Bolsonaro e Pazuello são investigados por excesso de surrealismo
Acusados de prevaricação, omissão e negligência, presidente e ex-ministro começaram o fim de semana sob investigação do Ministério Público Federal
Apareceu um pastor, “conferencista da Paz mundial”, como ele se apresenta. Juntou-se ao cabo da Polícia Militar de Minas Gerais. Ofertavam aos oficiais militares no comando do ministério nada menos que 400 milhões de doses de imunizante. O bilionário contrato para compra de vacinas seria feito com uma empresa dos Estados Unidos, já processada pelo governo do Canadá por tentativa de estelionato: ela nunca fabricou nada, era um bazar de materiais de construção.
Se a cena fosse no Rio, seria vista como uma versão climatizada da paisagem desenhada em versos no samba “Largo da Carioca” pelo trio Kleber Rodrigues, Adilson Bispo e Zé Roberto, gravado por Zeca Pagodinho:
Pintou de repente na linha de frente
Um punguista que agora é pastor
Ganhando dinheiro dizendo que é
Um novo salvador.
Tem um craque que brinca com a bola
E quer desbancar o Pelé
E um outro que mesmo sem braço
Faz da laranja o que quer (…)
Passei por ali, parei e curti
E sinceramente gostei.
Com todo respeito
É de fazer inveja ao Orlando Orfei.
O enredo de surrealismo, porém, aconteceu na Esplanada dos Ministérios, em Brasília, a 1.500 quilômetros de distância do Largo da Carioca.
Os protagonistas não faziam parte de uma trupe mambembe ou de camelôs de pano-de-chão, do tipo que tange os tímpanos de pedestres serpenteando numa praça ensolarada, na contínua busca de algum trocado para garantir o dia.
Eram homens engravatados — vendedores de ilusões, de um lado, e administradores públicos, do outro lado do balcão —, negociando dentro do Ministério da Saúde de um país devastado pela pandemia de Covid-19, com mais de 522 mil pessoas mortas até à noite de ontem, um número 3,7 vezes maior que o de vítimas da bomba atômica em Hiroshima durante a IIª Guerra Mundial.
Responsáveis pelo sistema público de saúde, o então ministro Eduardo Pazuello, general da ativa, e seu secretário-executivo Elcio Franco, coronel na reserva, deixaram o ministério ser transformado numa espécie de camelódromo na emergência sanitária do ano passado. Nele, desfilavam desde reverendo-conferencista da Paz mundial e cabo da PM vendendo vacinas inexistentes em nome de empório de material de construção, até “carreata” de políticos “pedindo dinheiro” — na descrição de Pazuello —, porque “todos queriam um pixulé no final do ano”.

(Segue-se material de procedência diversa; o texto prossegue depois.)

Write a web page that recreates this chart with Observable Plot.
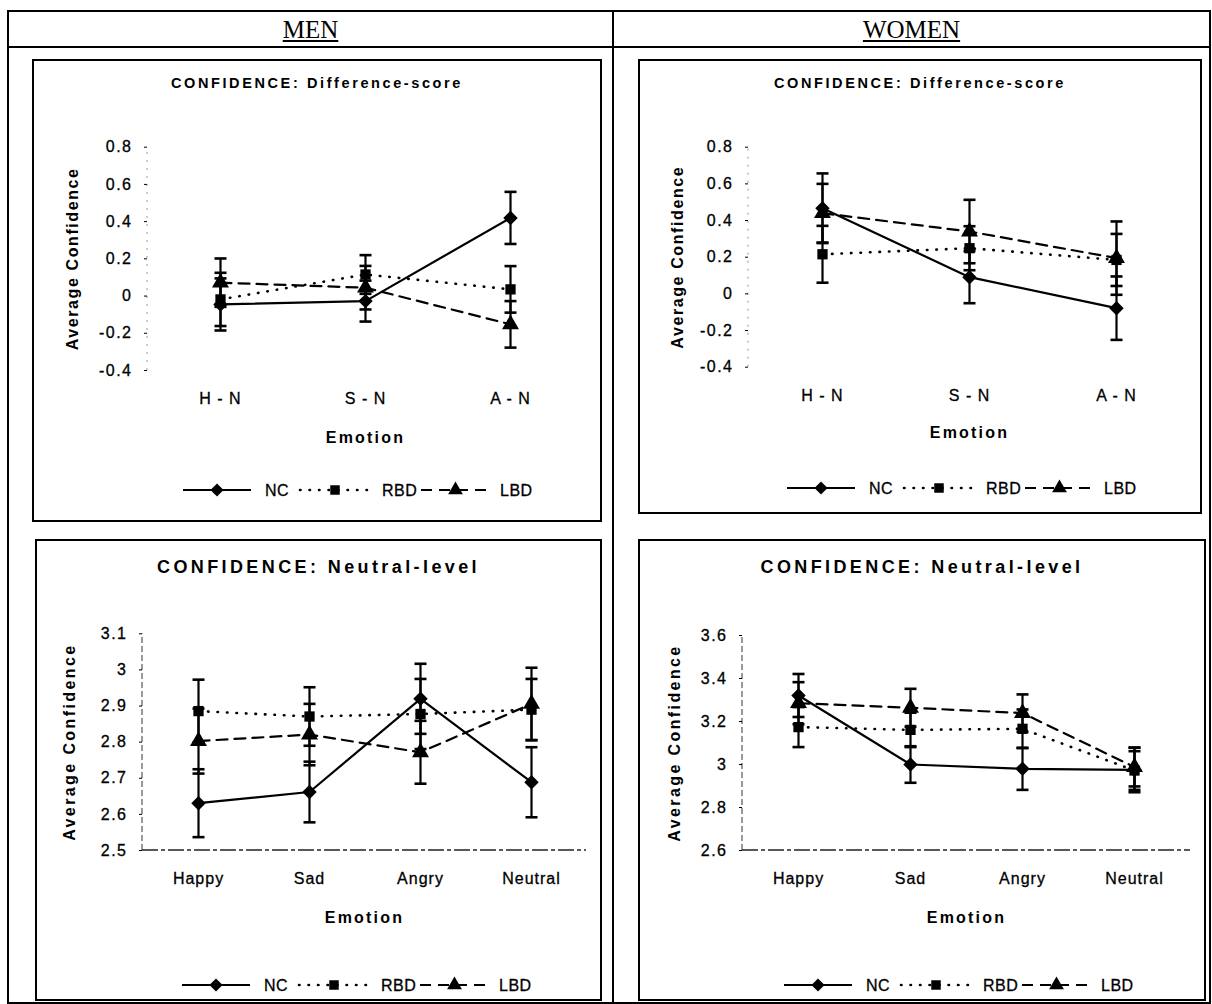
<!DOCTYPE html>
<html><head><meta charset="utf-8">
<script src="https://cdn.jsdelivr.net/npm/d3@7"></script>
<script src="https://cdn.jsdelivr.net/npm/@observablehq/plot@0.6"></script>
<style>
body{margin:0;background:#fff;}
#page{position:relative;width:1212px;height:1004px;overflow:hidden;font-family:"Liberation Sans",Arial,sans-serif;color:#000;}
.ln{position:absolute;background:#000;}
.box{position:absolute;border:2px solid #000;box-sizing:border-box;}
.hdr{position:absolute;font-family:"Liberation Serif","Times New Roman",serif;font-size:25px;text-decoration:underline;text-align:center;line-height:1;}
.title{position:absolute;font-weight:bold;text-align:center;white-space:nowrap;line-height:1;transform:translate(-50%,-50%);}
.plot{position:absolute;}
.plot svg{overflow:visible;}
.legend{position:absolute;overflow:visible;}
</style></head>
<body><div id="page"></div>
<script>
// ---------- data ----------
const groups = ["NC", "RBD", "LBD"];
const diffCats = ["H - N", "S - N", "A - N"];
const levelCats = ["Happy", "Sad", "Angry", "Neutral"];

const diffTicks = [-0.4, -0.2, 0, 0.2, 0.4, 0.6, 0.8];
const menLevelTicks = [2.5, 2.6, 2.7, 2.8, 2.9, 3, 3.1];
const womenLevelTicks = [2.6, 2.8, 3, 3.2, 3.4, 3.6];

// MEN - difference score
const menDiffNC = [-0.045, -0.027, 0.42];
const menDiffNCErr = [0.14, 0.11, 0.14];
const menDiffRBD = [-0.018, 0.116, 0.036];
const menDiffRBDErr = [0.143, 0.104, 0.125];
const menDiffLBD = [0.072, 0.045, -0.152];
const menDiffLBDErr = [0.13, 0.117, 0.125];

// WOMEN - difference score
const womenDiffNC = [0.467, 0.091, -0.078];
const womenDiffNCErr = [0.19, 0.142, 0.173];
const womenDiffRBD = [0.216, 0.249, 0.185];
const womenDiffRBDErr = [0.155, 0.12, 0.142];
const womenDiffLBD = [0.44, 0.34, 0.195];
const womenDiffLBDErr = [0.16, 0.173, 0.2];

// MEN - neutral level
const menLevelNC = [2.631, 2.662, 2.92, 2.689];
const menLevelNCErr = [0.094, 0.084, 0.097, 0.097];
const menLevelRBD = [2.886, 2.871, 2.878, 2.89];
const menLevelRBDErr = [0.087, 0.081, 0.097, 0.085];
const menLevelLBD = [2.803, 2.821, 2.772, 2.906];
const menLevelLBDErr = [0.09, 0.085, 0.087, 0.1];

// WOMEN - neutral level
const womenLevelNC = [3.321, 3.0, 2.98, 2.975];
const womenLevelNCErr = [0.1, 0.085, 0.098, 0.104];
const womenLevelRBD = [3.174, 3.161, 3.166, 2.972];
const womenLevelRBDErr = [0.093, 0.08, 0.09, 0.09];
const womenLevelLBD = [3.285, 3.264, 3.239, 2.988];
const womenLevelLBDErr = [0.098, 0.088, 0.087, 0.09];

// ---------- layout ----------
const FONT = '"Liberation Sans", Arial, sans-serif';
const page = document.getElementById("page");
function el(tag, cls, css, html) {
  const e = document.createElement(tag);
  if (cls) e.className = cls;
  Object.assign(e.style, css || {});
  if (html != null) e.textContent = html;
  page.appendChild(e);
  return e;
}
// outer table
el("div", "ln", {left: "7px", top: "10px", width: "1204px", height: "2px"});
el("div", "ln", {left: "7px", top: "46px", width: "1204px", height: "2px"});
el("div", "ln", {left: "7px", top: "1002px", width: "1204px", height: "2px"});
el("div", "ln", {left: "7px", top: "10px", width: "2px", height: "994px"});
el("div", "ln", {left: "1209px", top: "10px", width: "2px", height: "994px"});
el("div", "ln", {left: "612px", top: "10px", width: "2px", height: "994px"});
el("div", "hdr", {left: "9px", width: "603px", top: "17px"}, "MEN");
el("div", "hdr", {left: "614px", width: "595px", top: "17px"}, "WOMEN");

const fmt = d => String(+d.toFixed(1));
const cap = {draw(ctx) { ctx.moveTo(-6, 0); ctx.lineTo(6, 0); }};

function panel(p) {
  const [bl, bt, br, bb] = p.box;
  el("div", "box", {left: bl + "px", top: bt + "px", width: (br - bl) + "px", height: (bb - bt) + "px"});
  el("div", "title", {left: (bl + br) / 2 + "px", top: p.titleY + "px", fontSize: p.titleSize + "px", letterSpacing: p.titleSpacing + "px"}, p.title);

  const rows = [];
  groups.forEach((g, gi) => p.cats.forEach((c, i) => rows.push({group: g, cat: c, v: p.vals[gi][i], e: p.errs[gi][i]})));
  const sel = g => rows.filter(d => d.group === g);

  const svgLeft = bl + 3, svgTop = Math.round(p.yTop) - 20;
  const mt = p.yTop - svgTop, ml = p.x0 - svgLeft, mr = 10;
  const width = p.x1 + mr - svgLeft;
  const height = p.emotionY + 14 - svgTop;
  const mb = height - (p.yBot - svgTop);

  const plot = Plot.plot({
    width, height, marginLeft: ml, marginRight: mr, marginTop: mt, marginBottom: mb,
    style: {fontFamily: FONT, fontSize: "16px", color: "#000", background: "transparent", overflow: "visible"},
    x: {type: "point", domain: p.cats, padding: 0.5},
    y: {domain: p.yDomain},
    marks: [
      Plot.axisY({ticks: p.yTicks, tickFormat: fmt, tickSize: 3, tickPadding: 12, label: null}),
      Plot.axisX({tickSize: 0, tickPadding: 22, label: null}),
      Plot.text(["Average Confidence"], {text: d => d, frameAnchor: "left", rotate: -90, dx: -(p.x0 - p.yLabelX),
        textAnchor: "middle", lineAnchor: "middle", fontWeight: "bold", fontSize: 16}),
      Plot.text(["Emotion"], {text: d => d, frameAnchor: "bottom", dy: p.emotionY - p.yBot,
        textAnchor: "middle", lineAnchor: "middle", fontWeight: "bold", fontSize: 16}),
      Plot.ruleX(rows, {x: "cat", y1: d => d.v - d.e, y2: d => d.v + d.e, stroke: "#000", strokeWidth: 2.2}),
      Plot.dot(rows, {x: "cat", y: d => d.v + d.e, symbol: cap, r: 4, fill: "none", stroke: "#000", strokeWidth: 2.6}),
      Plot.dot(rows, {x: "cat", y: d => d.v - d.e, symbol: cap, r: 4, fill: "none", stroke: "#000", strokeWidth: 2.6}),
      Plot.line(sel("NC"), {x: "cat", y: "v", stroke: "#000", strokeWidth: 2.2}),
      Plot.line(sel("RBD"), {x: "cat", y: "v", stroke: "#000", strokeWidth: 2.6, strokeDasharray: "0.5,9", strokeLinecap: "round"}),
      Plot.line(sel("LBD"), {x: "cat", y: "v", stroke: "#000", strokeWidth: 2.2, strokeDasharray: "11,7"}),
      Plot.dot(sel("NC"), {x: "cat", y: "v", symbol: "diamond2", r: 6.5, fill: "#000"}),
      Plot.dot(sel("RBD"), {x: "cat", y: "v", symbol: "square", r: 5.8, fill: "#000"}),
      Plot.dot(sel("LBD"), {x: "cat", y: "v", symbol: "triangle", r: 6.3, fill: "#000"})
    ]
  });
  const holder = el("div", "plot", {left: svgLeft + "px", top: svgTop + "px"});
  holder.appendChild(plot);

  const svg = d3.select(plot);
  // text styling (letter spacing as in the scanned original)
  svg.selectAll("text").each(function() {
    const t = this.textContent;
    if (t === "Average Confidence") d3.select(this).attr("letter-spacing", p.level ? 2.4 : 1.6);
    else if (t === "Emotion") d3.select(this).attr("letter-spacing", 2.2);
  });
  svg.selectAll('g[aria-label="y-axis tick label"] text').attr("letter-spacing", 1.5).attr("stroke", "#000").attr("stroke-width", 0.3);
  svg.selectAll('g[aria-label="x-axis tick label"] text').attr("letter-spacing", 1).attr("stroke", "#000").attr("stroke-width", 0.3);

  // axis lines (decorative, from the library's scale ranges)
  const xr = plot.scale("x").range, yr = plot.scale("y").range;
  svg.insert("line", ":first-child")
    .attr("x1", xr[0]).attr("x2", xr[0]).attr("y1", yr[0]).attr("y2", yr[1])
    .attr("stroke", p.level ? "#333" : "#999").attr("stroke-width", 1).attr("stroke-dasharray", p.level ? "6,3" : "2,6");
  if (p.level) {
    svg.insert("line", ":first-child")
      .attr("x1", xr[0]).attr("x2", xr[1]).attr("y1", yr[0]).attr("y2", yr[0])
      .attr("stroke", "#222").attr("stroke-width", 1.5).attr("stroke-dasharray", "16,3,4,3");
  }

  // legend
  const L = (p.x0 + p.x1) / 2 - 182;
  const lg = d3.select(page).append("svg").attr("class", "legend")
    .style("left", L + "px").style("top", (p.legendY - 10) + "px")
    .attr("width", 380).attr("height", 20);
  const items = [
    {name: "NC", a: 0, b: 68, t: 82, dash: null, sym: d3.symbolDiamond2, size: 110},
    {name: "RBD", a: 117, b: 187, t: 199, dash: "0.5,9", sym: d3.symbolSquare, size: 90},
    {name: "LBD", a: 238, b: 307, t: 317, dash: "11,7", sym: d3.symbolTriangle, size: 95}
  ];
  items.forEach(it => {
    const dotted = it.dash && it.dash.startsWith("0.5");
    lg.append("line").attr("x1", it.a).attr("x2", it.b).attr("y1", 10).attr("y2", 10)
      .attr("stroke", "#000").attr("stroke-width", dotted ? 2.6 : 2)
      .attr("stroke-linecap", dotted ? "round" : "butt")
      .attr("stroke-dasharray", it.dash);
    lg.append("path").attr("d", d3.symbol(it.sym, it.size)()).attr("transform", `translate(${(it.a + it.b) / 2},10)`).attr("fill", "#000");
    lg.append("text").attr("x", it.t).attr("y", 10).attr("dy", "0.35em")
      .attr("font-family", FONT).attr("font-size", 16).attr("letter-spacing", 0.5)
      .attr("stroke", "#000").attr("stroke-width", 0.3).text(it.name);
  });
}

panel({box: [32, 59, 602, 522], title: "CONFIDENCE: Difference-score", titleY: 83, titleSize: 14.5, titleSpacing: 2.6,
  cats: diffCats, vals: [menDiffNC, menDiffRBD, menDiffLBD], errs: [menDiffNCErr, menDiffRBDErr, menDiffLBDErr],
  yDomain: [-0.4, 0.8], yTicks: diffTicks, x0: 147, x1: 583, yTop: 146.7, yBot: 370, yLabelX: 72,
  emotionY: 437, legendY: 490, level: false});
panel({box: [638, 59, 1202, 514], title: "CONFIDENCE: Difference-score", titleY: 83, titleSize: 14.5, titleSpacing: 2.6,
  cats: diffCats, vals: [womenDiffNC, womenDiffRBD, womenDiffLBD], errs: [womenDiffNCErr, womenDiffRBDErr, womenDiffLBDErr],
  yDomain: [-0.4, 0.8], yTicks: diffTicks, x0: 748, x1: 1190, yTop: 146.7, yBot: 366.7, yLabelX: 677,
  emotionY: 432, legendY: 488, level: false});
panel({box: [35, 539, 602, 1001], title: "CONFIDENCE: Neutral-level", titleY: 567, titleSize: 18, titleSpacing: 3.4,
  cats: levelCats, vals: [menLevelNC, menLevelRBD, menLevelLBD], errs: [menLevelNCErr, menLevelRBDErr, menLevelLBDErr],
  yDomain: [2.5, 3.1], yTicks: menLevelTicks, x0: 142, x1: 586, yTop: 633.3, yBot: 850, yLabelX: 69,
  emotionY: 917, legendY: 985, level: true});
panel({box: [638, 539, 1206, 1001], title: "CONFIDENCE: Neutral-level", titleY: 567, titleSize: 18, titleSpacing: 3.4,
  cats: levelCats, vals: [womenLevelNC, womenLevelRBD, womenLevelLBD], errs: [womenLevelNCErr, womenLevelRBDErr, womenLevelLBDErr],
  yDomain: [2.6, 3.6], yTicks: womenLevelTicks, x0: 742, x1: 1190, yTop: 635, yBot: 850, yLabelX: 674,
  emotionY: 917, legendY: 985, level: true});
</script>
</body></html>
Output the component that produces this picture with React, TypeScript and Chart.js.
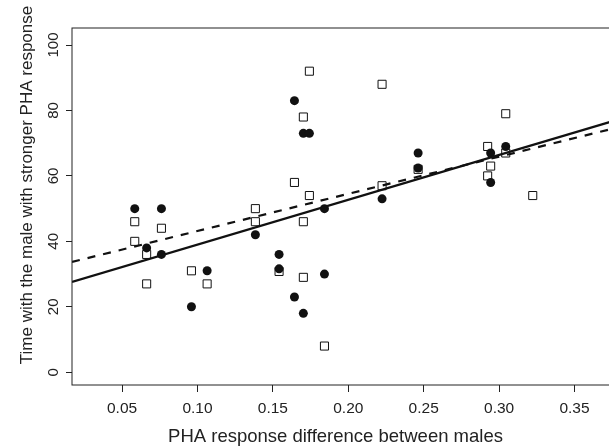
import React, { useEffect, useRef } from "react";
import { Chart, registerables } from "chart.js";

Chart.register(...registerables);

// ---- axis ranges and ticks ----
const X_MIN = 0.0168;
const X_MAX = 0.3732;
const Y_MIN = -3.9;
const Y_MAX = 105.2;
const X_TICKS = [0.05, 0.1, 0.15, 0.2, 0.25, 0.3, 0.35];
const Y_TICKS = [0, 20, 40, 60, 80, 100];

// ---- filled circles ----
const circleX = [0.0584, 0.0761, 0.1643, 0.1702, 0.1742, 0.1842, 0.0663, 0.0761, 0.096, 0.1064, 0.1384,
  0.1541, 0.1541, 0.1643, 0.1702, 0.1842, 0.2463, 0.2463, 0.2944, 0.3044, 0.2944, 0.2224];
const circleY = [50, 50, 83, 73, 73, 50, 38, 36, 20, 31, 42,
  36, 31.6, 23, 18, 30, 67, 62.4, 67, 69, 58, 53];

// ---- open squares ----
const squareX = [0.1742, 0.1702, 0.1643, 0.1742, 0.1384, 0.0584, 0.0584, 0.0663, 0.0663, 0.0761, 0.096,
  0.1064, 0.1384, 0.1541, 0.1702, 0.1702, 0.1842, 0.2224, 0.3044, 0.2463, 0.2924, 0.3044, 0.2944, 0.2924,
  0.3223, 0.2224];
const squareY = [92, 78, 58, 54, 50, 46, 40, 36, 27, 44, 31,
  27, 46, 30.8, 46, 29, 8, 88, 79, 62, 69, 67, 63, 60,
  54, 57];

// ---- fitted lines: [intercept, slope] ----
const SOLID_FIT = [25.3, 137];
const DASHED_FIT = [31.8, 113.6];

const X_TITLE = "PHA response difference between males";
const Y_TITLE = "Time with the male with stronger PHA response";

const FONT = "'Liberation Sans', Arial, sans-serif";
const INK = "#222";

const pts = (xs: number[], ys: number[]) => xs.map((x, i) => ({ x, y: ys[i] }));
const fitLine = (f: number[]) => [X_MIN, X_MAX].map((x) => ({ x, y: f[0] + f[1] * x }));

const decor = {
  id: "decor",
  afterDatasetsDraw(chart: any) {
    const { ctx, chartArea: a } = chart;
    ctx.save();
    ctx.strokeStyle = INK;
    ctx.lineWidth = 1;
    ctx.strokeRect(a.left, a.top, a.right - a.left, a.bottom - a.top);
    ctx.restore();
  },
  afterDraw(chart: any) {
    const { ctx, chartArea: a } = chart;
    const ys = chart.scales.y;
    ctx.save();
    ctx.fillStyle = INK;
    // y tick labels (rotated, R style)
    ctx.font = `15px ${FONT}`;
    ctx.textAlign = "center";
    ctx.textBaseline = "alphabetic";
    for (const t of ys.ticks) {
      const py = ys.getPixelForValue(t.value);
      ctx.save();
      ctx.translate(a.left - 14, py);
      ctx.rotate(-Math.PI / 2);
      ctx.fillText(String(t.value), 0, 0);
      ctx.restore();
    }
    // y title
    ctx.font = `17px ${FONT}`;
    ctx.save();
    ctx.translate(32, 185);
    ctx.rotate(-Math.PI / 2);
    ctx.fillText(Y_TITLE, 0, 0);
    ctx.restore();
    // x title
    ctx.font = `18.5px ${FONT}`;
    ctx.fillText(X_TITLE, 335.5, 441.5);
    ctx.restore();
  },
};

export default function App() {
  const ref = useRef<HTMLCanvasElement | null>(null);
  useEffect(() => {
    if (!ref.current) return;
    const chart = new Chart(ref.current, {
      type: "scatter",
      data: {
        datasets: [
          {
            type: "line",
            data: fitLine(SOLID_FIT),
            borderColor: "#111",
            borderWidth: 2.2,
            pointRadius: 0,
            fill: false,
            order: 0,
          } as any,
          {
            type: "line",
            data: fitLine(DASHED_FIT),
            borderColor: "#111",
            borderWidth: 2.2,
            borderDash: [8, 8],
            pointRadius: 0,
            fill: false,
            order: 0,
          } as any,
          {
            data: pts(circleX, circleY),
            pointStyle: "circle",
            pointRadius: 4.5,
            backgroundColor: "#111",
            borderColor: "#111",
            borderWidth: 0,
            order: 1,
          },
          {
            data: pts(squareX, squareY),
            pointStyle: "rect",
            pointRadius: 5.7,
            backgroundColor: "rgba(0,0,0,0)",
            borderColor: "#111",
            borderWidth: 1,
            order: 2,
          },
        ],
      },
      options: {
        animation: false,
        responsive: false,
        devicePixelRatio: 1,
        layout: { autoPadding: false, padding: { top: 28, right: 2.5, bottom: 0, left: 0 } },
        plugins: { legend: { display: false }, tooltip: { enabled: false } },
        scales: {
          x: {
            type: "linear",
            min: X_MIN,
            max: X_MAX,
            afterBuildTicks: (s: any) => {
              s.ticks = X_TICKS.map((v) => ({ value: v }));
            },
            afterFit: (s: any) => {
              s.height = 61;
              s.paddingLeft = 0;
              s.paddingRight = 0;
            },
            grid: { drawOnChartArea: false, drawTicks: true, tickLength: 7, color: INK, lineWidth: 1 },
            border: { display: false },
            ticks: {
              autoSkip: false,
              maxRotation: 0,
              padding: 7,
              color: INK,
              font: { family: FONT, size: 15.5 },
              callback: (v: any) => Number(v).toFixed(2),
            },
          },
          y: {
            type: "linear",
            min: Y_MIN,
            max: Y_MAX,
            afterBuildTicks: (s: any) => {
              s.ticks = Y_TICKS.map((v) => ({ value: v }));
            },
            afterFit: (s: any) => {
              s.width = 72;
              s.paddingTop = 0;
              s.paddingBottom = 0;
            },
            grid: { drawOnChartArea: false, drawTicks: true, tickLength: 6, color: INK, lineWidth: 1 },
            border: { display: false },
            ticks: { display: false },
          },
        },
      },
      plugins: [decor],
    });
    return () => chart.destroy();
  }, []);
  return (
    <div style={{ position: "absolute", left: 0, top: 0, width: 609, height: 446, overflow: "hidden", background: "#fff" }}>
      <canvas ref={ref} width={612} height={446} style={{ display: "block" }} />
    </div>
  );
}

A autópsia desse desastre administrativo está sendo feita em sessões públicas da CPI da Pandemia, mas alguns começam a ser responsabilizados na Justiça pelo descontrole governamental na disseminação do vírus da Covid-19, que prossegue pela escassez de vacinas.
Jair Bolsonaro e o ex-ministro Pazuello, agora abrigado na Secretaria de Assuntos Estratégicos da Presidência, começaram este fim de semana na condição de investigados pelo Ministério Público Federal.
Bolsonaro por crime de prevaricação, previsto no artigo 319 do Código Penal com punição de três meses a um ano prisão e multa para funcionários públicos que “dificultem, deixem de praticar ou atrasem, indevidamente, atos que são obrigações de seus cargos, os pratica contra a lei, ou apenas para atender interesses pessoais”.
Pazuello por improbidade administrativa, sujeito ao confisco ou indisponibilidade de bens pessoais. É acusado de omissão, negligência e atuação ilegal na Saúde. Em vez da ciência e da técnica, escreveram os procuradores, o ex-ministro escolheu tomar decisões “por força de influências externas”, em “comportamento doloso ilícito”, deixando “perfeitamente configurado o ato de improbidade administrativa que, em última análise, é a deslealdade qualificada da conduta do agente público frente ao cidadão a quem deveria servir”.
A opção pela cloroquina, em vez da vacina, deixou a saúde pública à deriva. O governo perdeu tempo e energia na resistência a contratar imunizantes atestados, produzidos por empresas reconhecidas e qualificadas, enquanto se mostrava receptivo às ofertas ilusórias de ambulantes dos empórios de fraudes, amparados por aliados ansiosos pelo “pixulé”, nas palavras do ex-ministro.
Bolsonaro e Pazuello agora são investigados por excesso de surrealismo no desgoverno durante a pandemia.